FX set to kick off pro football skein

Pilot to cost $1.3 million

NEW YORK — Rupert Murdoch’s FX cable network is about to commission its first scripted drama series, a weekly hour dealing with the world of pro football players, both on and off the field.

Sterling Pacific Films is the production house for the series, called “The Pit,” the pilot of which will start shooting in Los Angeles later this month.

FX declined to comment on “The Pit,” but sources say if the pilot meets the network’s expectations, FX will commission six hourlong episodes, which could get on the schedule as early as this summer. The pilot will cost $1.3 million, and the price of each hour could range between $850,000 and $1.1 million. Those costs would be at least double those of the forthcoming Howard Stern-produced “Son of the Beach,” which was previously the most expensive original weekly show on FX.
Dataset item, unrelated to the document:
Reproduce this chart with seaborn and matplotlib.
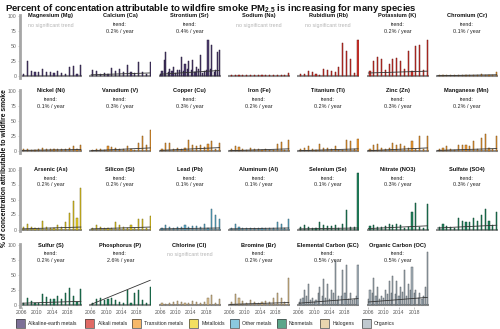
import matplotlib
matplotlib.use("Agg")
import matplotlib.pyplot as plt
from matplotlib.patches import Rectangle
from matplotlib.colors import to_rgb
import numpy as np
import pandas as pd
import seaborn as sns

# ---------------------------------------------------------------------------
# Seasonal peak share of each species attributable to wildfire smoke (%),
# one value per year 2006-2021
# ---------------------------------------------------------------------------
YEARS = list(range(2006, 2022))

MG = [3, 25, 8, 7, 6, 12, 6, 7, 5, 9, 5, 4, 15, 17, 4, 18]
CA = [10, 8, 4, 5, 3, 13, 8, 12, 7, 18, 6, 5, 23, 6, 3, 23]
SR = [8, 40, 12, 15, 10, 32, 20, 25, 27, 15, 35, 8, 60, 52, 10, 44]
NA = [1, 2, 1, 1, 2, 1, 1, 2, 1, 1, 2, 1, 2, 2, 1, 5]
RB = [3, 4, 8, 7, 3, 2, 12, 10, 8, 7, 15, 55, 42, 28, 5, 60]
K = [8, 25, 32, 28, 10, 20, 28, 30, 25, 12, 42, 8, 50, 52, 10, 60]
CR = [1, 1, 2, 1, 1, 2, 1, 1, 2, 1, 1, 3, 2, 2, 2, 7]
NI = [3, 4, 2, 2, 3, 5, 4, 4, 3, 4, 3, 3, 5, 8, 3, 10]
V = [2, 4, 3, 2, 8, 6, 5, 4, 3, 8, 3, 2, 14, 25, 10, 35]
CU = [4, 13, 14, 4, 5, 4, 5, 18, 10, 8, 10, 7, 12, 17, 4, 13]
FE = [4, 8, 6, 3, 2, 5, 3, 3, 2, 3, 2, 2, 12, 15, 2, 18]
TI = [3, 5, 8, 3, 2, 12, 5, 5, 3, 8, 2, 2, 18, 17, 3, 20]
ZN = [3, 10, 12, 5, 3, 5, 14, 10, 12, 8, 5, 17, 3, 25, 4, 25]
MN = [3, 5, 8, 3, 2, 10, 10, 10, 8, 16, 3, 22, 28, 5, 3, 25]
AS = [5, 10, 5, 3, 2, 15, 5, 3, 3, 8, 5, 12, 28, 48, 20, 70]
SI = [3, 7, 4, 2, 3, 3, 12, 7, 5, 3, 8, 3, 18, 17, 3, 22]
PB = [2, 8, 5, 2, 4, 4, 8, 5, 6, 6, 4, 10, 3, 35, 25, 18]
AL = [3, 10, 4, 2, 3, 2, 3, 2, 2, 2, 3, 2, 12, 10, 2, 18]
SE = [4, 8, 5, 3, 2, 12, 7, 6, 6, 8, 3, 10, 32, 5, 4, 95]
NO3 = [6, 8, 4, 5, 6, 10, 8, 10, 8, 3, 4, 30, 45, 5, 3, 42]
SO4 = [4, 10, 6, 5, 3, 20, 15, 12, 12, 20, 15, 25, 35, 15, 8, 30]
S = [3, 12, 7, 3, 4, 18, 14, 10, 10, 15, 10, 20, 28, 15, 5, 27]
P = [3, 10, 12, 8, 10, 12, 8, 5, 4, 25, 4, 20, 25, 8, 4, 30]
CL = [3, 2, 4, 5, 6, 5, 3, 4, 6, 5, 4, 5, 12, 16, 3, 10]
BR = [5, 18, 12, 6, 4, 8, 5, 4, 5, 6, 5, 12, 20, 12, 5, 45]
EC = [10, 25, 35, 12, 8, 30, 44, 35, 25, 73, 15, 59, 67, 20, 10, 67]
OC = [25, 45, 30, 15, 25, 40, 49, 40, 30, 58, 35, 64, 25, 20, 15, 89]

# secondary (early-season) peaks
SR_EARLY = [4, 27, 6, 8, 5, 10, 8, 12, 10, 6, 12, 5, 10, 12, 6, 40]
EC_EARLY = [5, 12, 15, 8, 5, 20, 15, 12, 10, 20, 8, 15, 20, 10, 8, 15]
OC_EARLY = [10, 20, 15, 10, 12, 18, 20, 18, 15, 22, 15, 25, 20, 12, 10, 30]

TITLES = [
    "Magnesium (Mg)", "Calcium (Ca)", "Strontium (Sr)", "Sodium (Na)",
    "Rubidium (Rb)", "Potassium (K)", "Chromium (Cr)",
    "Nickel (Ni)", "Vanadium (V)", "Copper (Cu)", "Iron (Fe)",
    "Titanium (Ti)", "Zinc (Zn)", "Manganese (Mn)",
    "Arsenic (As)", "Silicon (Si)", "Lead (Pb)", "Aluminum (Al)",
    "Selenium (Se)", "Nitrate (NO3)", "Sulfate (SO4)",
    "Sulfur (S)", "Phosphorus (P)", "Chlorine (Cl)", "Bromine (Br)",
    "Elemental Carbon (EC)", "Organic Carbon (OC)",
]
PEAKS = [MG, CA, SR, NA, RB, K, CR, NI, V, CU, FE, TI, ZN, MN,
         AS, SI, PB, AL, SE, NO3, SO4, S, P, CL, BR, EC, OC]
EARLY = {"Strontium (Sr)": SR_EARLY,
         "Elemental Carbon (EC)": EC_EARLY,
         "Organic Carbon (OC)": OC_EARLY}

GROUPS = (["Alkaline-earth metals"] * 3 + ["Alkali metals"] * 3
          + ["Transition metals"] * 8
          + ["Metalloids", "Metalloids", "Other metals", "Other metals"]
          + ["Nonmetals"] * 5
          + ["Halogens", "Halogens", "Organics", "Organics"])

# trend in % per year (None = no significant trend) and level in 2006
SLOPES = [None, 0.2, 0.4, None, None, 0.2, 0.1,
          0.1, 0.3, 0.3, 0.2, 0.2, 0.3, 0.2,
          0.2, 0.2, 0.1, 0.1, 0.1, 0.3, 0.3,
          0.2, 2.6, None, 0.2, 0.5, 0.5]
START = [0, 2, 3, 0, 0, 5, 0.5,
         1, 0.5, 1, 0.5, 0.5, 0.5, 1,
         1, 1, 1, 1, 1, 1.5, 2.5,
         3, 1, 0, 1, 3, 5]

LEGEND_ORDER = ["Alkaline-earth metals", "Alkali metals", "Transition metals",
                "Metalloids", "Other metals", "Nonmetals", "Halogens",
                "Organics"]
GROUP_COLORS = {
    "Alkaline-earth metals": "#46336b",
    "Alkali metals": "#d42a22",
    "Transition metals": "#f39a2a",
    "Metalloids": "#efd21c",
    "Other metals": "#5ab2d4",
    "Nonmetals": "#178158",
    "Halogens": "#e2c48d",
    "Organics": "#a4b1bb",
}


def darker(c, f=0.5):
    r, g, b = to_rgb(c)
    return (r * f, g * f, b * f)


# ---------------------------------------------------------------------------
# Long-form table
# ---------------------------------------------------------------------------
rows = []
for title, peaks, grp in zip(TITLES, PEAKS, GROUPS):
    for yr, v in zip(YEARS, peaks):
        rows.append(dict(species=title, group=grp, t=yr + 0.45, value=v,
                         kind="main"))
    if title in EARLY:
        for yr, v in zip(YEARS, EARLY[title]):
            rows.append(dict(species=title, group=grp, t=yr + 0.05, value=v,
                             kind="early"))
df = pd.DataFrame(rows)

sns.set_theme(style="white")
plt.rcParams["font.family"] = ["Liberation Sans", "DejaVu Sans"]
plt.rcParams["mathtext.fontset"] = "custom"
plt.rcParams["mathtext.bf"] = "Liberation Sans:bold"
plt.rcParams["mathtext.rm"] = "Liberation Sans:bold"
plt.rcParams["mathtext.default"] = "bf"

X_MIN, X_MAX = 2005.55, 2021.75
Y_MIN, Y_MAX = -3, 102
X_MID = (X_MIN + X_MAX) / 2


def draw_panel(data, **kws):
    ax = plt.gca()
    col = GROUP_COLORS[data["group"].iloc[0]]
    for kind in ("early", "main"):
        sub = data[data["kind"] == kind]
        if sub.empty:
            continue
        sns.barplot(data=sub, x="t", y="value", native_scale=True,
                    width=0.3, color=col, saturation=1, alpha=0.95,
                    edgecolor=darker(col), linewidth=0.35,
                    errorbar=None, ax=ax)


# independent axes so each panel keeps its own ticks
g = sns.FacetGrid(df, col="species", col_wrap=7, col_order=TITLES,
                  sharex=False, sharey=False, height=1, aspect=1,
                  despine=False)
g.map_dataframe(draw_panel)

fig = g.figure
fig.set_size_inches(5, 3.29)
W, H = 500, 329

COL_LEFT = [20 + 69.3 * c for c in range(7)]
ROW_TOP100 = [16, 91, 169.5, 245]
PX_PER_UNIT = 0.6
PANEL_W = 62

for i, (ax, title) in enumerate(zip(g.axes.flat, TITLES)):
    r, c = divmod(i, 7)
    top_px = ROW_TOP100[r] - (Y_MAX - 100) * PX_PER_UNIT
    h_px = (Y_MAX - Y_MIN) * PX_PER_UNIT
    ax.set_position([COL_LEFT[c] / W, 1 - (top_px + h_px) / H,
                     PANEL_W / W, h_px / H])

    # linear trend
    slope = SLOPES[i]
    if slope is not None:
        tx = np.array([2006.0, 2021.5])
        line_df = pd.DataFrame({"x": tx, "y": START[i] + slope * (tx - 2006)})
        sns.lineplot(data=line_df, x="x", y="y", color="#333333",
                     linewidth=0.6, ax=ax)
        ax.text(X_MID, 80, f"trend:\n{slope:.1f}% / year",
                ha="center", va="center", fontsize=3.9,
                color="#222222", linespacing=1.35)
    else:
        ax.text(X_MID, 84, "no significant trend",
                ha="center", va="center", fontsize=3.9, color="#b5b5b5")

    ax.set_xlim(X_MIN, X_MAX)
    ax.set_ylim(Y_MIN, Y_MAX)
    ax.set_title("")
    ax.set_xlabel("")
    ax.set_ylabel("")
    ax.set_facecolor("none")
    ax.grid(False)
    for sp in ax.spines.values():
        sp.set_visible(False)

    ax.text(X_MID, 100, title, ha="center", va="center",
            fontsize=4.1, fontweight="bold", color="#111111")

    # grey zero baseline
    ax.axhline(0, color="#8f8f8f", linewidth=1.5, zorder=0.5)

    # y axis only on the first column
    if c == 0:
        ax.spines["left"].set_visible(True)
        ax.spines["left"].set_color("#a6a6a6")
        ax.spines["left"].set_linewidth(2.0)
        ax.set_yticks([0, 25, 50, 75, 100])
        ax.set_yticklabels(["0", "25", "50", "75", "100"])
        ax.tick_params(axis="y", length=1.5, width=0.4, pad=1,
                       labelsize=3.7, colors="#a6a6a6", labelcolor="#666666",
                       left=True, labelleft=True, right=False)
    else:
        ax.set_yticks([])
        ax.tick_params(axis="y", left=False, labelleft=False, right=False)

    # x axis only on the bottom row
    if r == 3:
        ax.set_xticks([2006, 2010, 2014, 2018])
        ax.set_xticklabels(["2006", "2010", "2014", "2018"])
        ax.tick_params(axis="x", length=1.5, width=0.4, pad=1,
                       labelsize=3.7, colors="#8f8f8f", labelcolor="#555555",
                       bottom=True, labelbottom=True, top=False)
    else:
        ax.set_xticks([])
        ax.tick_params(axis="x", bottom=False, labelbottom=False, top=False)

fig.text(5 / W, 1 - 8.5 / H,
         "Percent of concentation attributable to wildfire smoke PM$_{2.5}$"
         " is increasing for many species",
         ha="left", va="center", fontsize=6.8, fontweight="bold",
         color="#111111")
fig.text(5 / W, 1 - 168 / H,
         "% of concentration attributable to wildfire smoke",
         rotation=90, ha="center", va="center", fontsize=4.9,
         fontweight="bold", color="#111111")

# legend: colour swatches with group names along the bottom
LEG_X = [16, 85, 131.5, 189, 230, 276.5, 320, 361.5]
LEG_Y = 323.5
BOX = 9
for x, name in zip(LEG_X, LEGEND_ORDER):
    fig.add_artist(Rectangle((x / W, 1 - (LEG_Y + BOX / 2) / H),
                             BOX / W, BOX / H, transform=fig.transFigure,
                             facecolor=GROUP_COLORS[name], alpha=0.7,
                             edgecolor="none"))
    fig.add_artist(Rectangle((x / W, 1 - (LEG_Y + BOX / 2) / H),
                             BOX / W, BOX / H, transform=fig.transFigure,
                             facecolor="none", edgecolor="#444444",
                             linewidth=0.5))
    fig.text((x + BOX + 3.5) / W, 1 - LEG_Y / H, name, ha="left",
             va="center", fontsize=3.7, color="#222222")

fig.savefig("out.png", dpi=100)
One source says “The Pit” will be an ensemble drama featuring as many as 11 recurring characters. With pro football as the backdrop, the series will tackle such hot-button topics as racism, ageism, marital infidelity and drug and alcohol use.

Former players produce

Two of the three producers, Brett Miller and Keith Neubert, are former National Football League players. The third, Heath Kizzier, is an actor and writer. The executive producer and showrunner, Marshall Goldberg, played on the football team at Harvard. Goldberg has written for such series as “L.A. Law,” “The Paper Chase” and “Life Goes On.”
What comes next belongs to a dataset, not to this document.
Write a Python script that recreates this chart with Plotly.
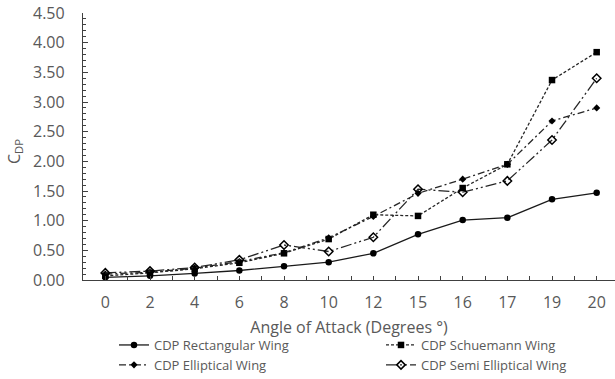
import plotly.graph_objects as go

angles = ["0", "2", "4", "6", "8", "10", "12", "15", "16", "17", "19", "20"]
rectangular = [0.045, 0.07, 0.11, 0.16, 0.23, 0.30, 0.45, 0.77, 1.01, 1.05, 1.36, 1.47]
schuemann = [0.07, 0.12, 0.19, 0.29, 0.45, 0.69, 1.10, 1.08, 1.55, 1.95, 3.37, 3.84]
elliptical = [0.10, 0.13, 0.20, 0.31, 0.46, 0.71, 1.07, 1.46, 1.70, 1.95, 2.68, 2.90]
semi_elliptical = [0.12, 0.15, 0.21, 0.34, 0.59, 0.48, 0.72, 1.53, 1.48, 1.67, 2.36, 3.40]

x_pos = list(range(len(angles)))
FONT = "Open Sans"
GREY = "#595959"

fig = go.Figure()
fig.add_trace(go.Scatter(x=x_pos, y=rectangular, name="CDP Rectangular Wing", mode="lines+markers",
                         legend="legend",
                         line=dict(color="#1a1a1a", width=1.3),
                         marker=dict(symbol="circle", size=6.5, color="black")))
fig.add_trace(go.Scatter(x=x_pos, y=schuemann, name="CDP Schuemann Wing", mode="lines+markers",
                         legend="legend2",
                         line=dict(color="#262626", width=1.3, dash="3px,2px"),
                         marker=dict(symbol="square", size=6.5, color="black")))
fig.add_trace(go.Scatter(x=x_pos, y=elliptical, name="CDP Elliptical Wing", mode="lines+markers",
                         legend="legend",
                         line=dict(color="#262626", width=1.3, dash="7px,3px,2px,3px"),
                         marker=dict(symbol="diamond", size=5.5, color="black")))
fig.add_trace(go.Scatter(x=x_pos, y=semi_elliptical, name="CDP Semi Elliptical Wing", mode="lines+markers",
                         legend="legend2",
                         line=dict(color="#262626", width=1.3, dash="11px,3px,2px,3px,2px,3px"),
                         marker=dict(symbol="diamond-open", size=6.5, color="black", line=dict(width=1.5))))

legend_common = dict(orientation="v", xref="container", yref="container",
                     xanchor="left", yanchor="top", tracegroupgap=0,
                     font=dict(size=13, color=GREY), itemwidth=30,
                     bgcolor="rgba(0,0,0,0)")

fig.update_layout(
    width=615, height=379,
    margin=dict(l=83, r=0, t=13, b=99, autoexpand=False),
    paper_bgcolor="white", plot_bgcolor="white",
    font=dict(family=FONT, color=GREY, size=15),
    showlegend=True,
    legend=dict(x=114 / 615, y=1 - 330 / 379, **legend_common),
    legend2=dict(x=381 / 615, y=1 - 330 / 379, **legend_common),
    annotations=[dict(text="C<sub>DP</sub>", textangle=-90, xref="paper", yref="paper",
                      x=(15 - 83) / 532, y=(280 - 152) / 267, xanchor="center", yanchor="middle",
                      showarrow=False, font=dict(size=16, color=GREY))],
)

fig.update_xaxes(
    range=[-0.5, 11.41], showgrid=False, zeroline=False, automargin=True,
    showline=True, linecolor="#404040", linewidth=1.3,
    tickmode="array", tickvals=x_pos, ticktext=angles,
    ticks="inside", ticklen=4, tickcolor="#404040", tickwidth=1,
    minor=dict(tickvals=[p - 0.5 for p in x_pos] + [x_pos[-1] + 0.5], ticks="inside", ticklen=4,
               tickcolor="#404040", tickwidth=1),
    tickfont=dict(size=16, color=GREY), ticklabelstandoff=8,
    title=dict(text="Angle of Attack (Degrees °)", font=dict(size=16, color=GREY), standoff=9),
)
fig.update_yaxes(
    range=[0, 4.5], showgrid=False, zeroline=False, automargin=True,
    showline=True, linecolor="#404040", linewidth=1.3,
    tickmode="linear", tick0=0, dtick=0.5, tickformat=".2f",
    ticks="inside", ticklen=5, tickcolor="#404040", tickwidth=1,
    minor=dict(dtick=0.1, ticks="inside", ticklen=3, tickcolor="#404040", tickwidth=1),
    tickfont=dict(size=16, color=GREY), ticklabelstandoff=14,
)

fig.write_html("out.html", config={"displayModeBar": False},
               post_script="document.body.style.margin='0';document.body.style.padding='0';")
There was no information available on the cast, but the director of the pilot is Michael Grossman, who has directed episodes of “Arli$$” and the HBO miniseries “From the Earth to the Moon.”
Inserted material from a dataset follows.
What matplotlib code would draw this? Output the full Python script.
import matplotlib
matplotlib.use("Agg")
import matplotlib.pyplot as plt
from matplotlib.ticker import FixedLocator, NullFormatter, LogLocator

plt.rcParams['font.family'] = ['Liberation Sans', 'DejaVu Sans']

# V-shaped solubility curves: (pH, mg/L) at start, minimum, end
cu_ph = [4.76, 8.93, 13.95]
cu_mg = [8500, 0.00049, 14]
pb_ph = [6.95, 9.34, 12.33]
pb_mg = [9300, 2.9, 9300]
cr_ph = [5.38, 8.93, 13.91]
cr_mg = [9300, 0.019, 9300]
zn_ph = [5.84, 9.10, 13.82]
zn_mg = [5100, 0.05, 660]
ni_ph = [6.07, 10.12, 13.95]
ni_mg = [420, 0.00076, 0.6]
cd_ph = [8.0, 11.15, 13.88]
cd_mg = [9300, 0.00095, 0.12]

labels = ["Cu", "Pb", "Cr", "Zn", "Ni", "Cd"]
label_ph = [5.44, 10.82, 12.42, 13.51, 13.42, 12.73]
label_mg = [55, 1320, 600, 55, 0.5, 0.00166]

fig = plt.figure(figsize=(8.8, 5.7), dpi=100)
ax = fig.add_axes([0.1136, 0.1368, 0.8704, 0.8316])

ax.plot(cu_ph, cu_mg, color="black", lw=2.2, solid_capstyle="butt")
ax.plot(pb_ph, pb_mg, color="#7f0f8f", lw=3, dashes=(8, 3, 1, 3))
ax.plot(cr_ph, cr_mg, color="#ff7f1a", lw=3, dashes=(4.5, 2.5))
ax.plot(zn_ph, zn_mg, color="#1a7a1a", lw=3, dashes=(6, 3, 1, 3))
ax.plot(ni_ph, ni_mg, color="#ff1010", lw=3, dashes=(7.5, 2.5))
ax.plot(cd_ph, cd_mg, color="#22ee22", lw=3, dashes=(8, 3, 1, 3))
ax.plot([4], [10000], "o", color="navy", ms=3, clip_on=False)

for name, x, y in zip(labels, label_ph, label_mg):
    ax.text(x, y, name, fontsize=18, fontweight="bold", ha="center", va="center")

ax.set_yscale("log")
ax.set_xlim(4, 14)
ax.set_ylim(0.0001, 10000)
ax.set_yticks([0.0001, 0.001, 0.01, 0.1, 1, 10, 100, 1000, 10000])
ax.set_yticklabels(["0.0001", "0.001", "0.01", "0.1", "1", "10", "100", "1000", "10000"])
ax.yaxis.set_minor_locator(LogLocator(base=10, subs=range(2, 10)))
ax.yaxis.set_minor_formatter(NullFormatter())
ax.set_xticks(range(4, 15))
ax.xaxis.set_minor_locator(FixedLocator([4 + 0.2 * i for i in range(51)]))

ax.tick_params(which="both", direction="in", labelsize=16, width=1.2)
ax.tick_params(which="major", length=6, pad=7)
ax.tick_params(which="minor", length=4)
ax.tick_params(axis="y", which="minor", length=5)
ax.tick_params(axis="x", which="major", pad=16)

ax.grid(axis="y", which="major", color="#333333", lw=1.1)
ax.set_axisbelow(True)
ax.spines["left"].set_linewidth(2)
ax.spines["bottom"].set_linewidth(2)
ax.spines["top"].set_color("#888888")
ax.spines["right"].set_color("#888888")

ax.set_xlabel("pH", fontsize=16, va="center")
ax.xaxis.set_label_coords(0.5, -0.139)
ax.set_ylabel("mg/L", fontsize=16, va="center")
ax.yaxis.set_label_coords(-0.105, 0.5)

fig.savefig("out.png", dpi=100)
“The Pit” is another example of the ramping up of original production on FX, which just renewed the nightly hourlong “The X Show” magazine through April 2001. “Son of the Beach” premieres Tuesday on FX as a weekly half-hour series, along with two other weekly half-hours, “Your Favorite Girl Next Door” and “The New Movie Show with Chris Gore.”

Jim Preminger and Dean Schramm for the Preminger Agency brokered the deal for Goldberg, Miller, Neubert and Kizzier.